Depois de pronto é importante saber que o livro não está pronto. Ler e reler exaustivamente ajuda a criar – muita - repulsa pela obra. Isso é bom. Conheço autores que chegam ao ponto de quase suicídio. É hora então de procurar ajuda profissional. Independentemente de uma autopublicação ou edição comercial, através de uma editora tradicional, uma obra precisa de revisões e leitura crítica. Tudo isso antes de seguir o seu caminho natural de diagramação, edição, impressão, veiculação e comercialização.
A leitura da obra por um leitor crítico (o mercado possui uma boa carteira deles) costuma apontar aquilo que passou despercebido pelo autor. É espantoso descobrir erros do óbvio. “Nossa! Não posso acreditar que isso passou por mim...” É comum escutar depoimentos desse tipo, mesmo de escritores de renome, com dezenas de livros publicados.
O Professor Ézio Grassi Peluso dizia sempre: "Nós escritores precisamos aprender a conviver com o erro".
Escolhendo um título. Um parto para muitos. Para os que não encontram de saída um título “incrível”, costuma bater desespero. O medo de um editor desavisado batizá-lo com um título “ridículo e pobre”, tira o sono de muitos. Recomendo escolher - quando possível - também um subtítulo para a obra. Não existe um título perfeito e sim o melhor título possível (mercadologicamente falando) entre dois ou três previamente escolhidos.
Uma vez fiz uma consulta nos arquivos da Fundação Biblioteca Nacional sobre a escolha preferida para títulos de livros de autores brasileiros.

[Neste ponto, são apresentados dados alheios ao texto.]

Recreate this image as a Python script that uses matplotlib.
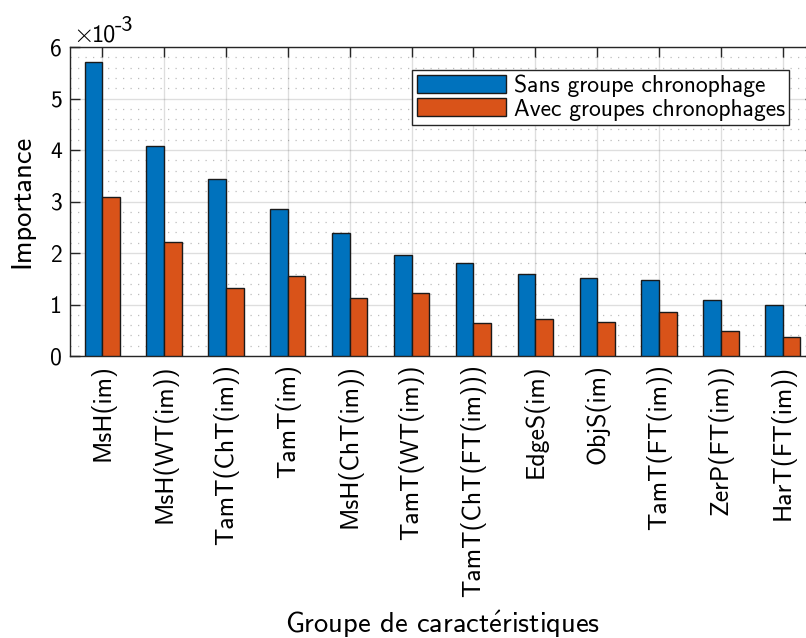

Na época o campeão era “Pedaços de Mim” e em segundo lugar “Lembranças”. Que falta de imaginação. Eram livros de poesia, mesmo assim escolhas pífias.
Última dica. Terrível, mas oportuna: desistir não é nenhum pecado mortal. Muitos o fazem por infinitas razões, motivos e desculpas. Basta faltar na "receita" um dos três elementos essenciais (criatividade, talento e persistência) que a gororoba desanda.
Alguns falam em falta de tempo, motivação e vergonha. Existe isso? Creio que não.
Gosto da ideia de que o melhor livro ainda não foi escrito. Isso por si justifica o sonho de muitos do desejo maior de escrever um livro, ter um filho e plantar uma árvore.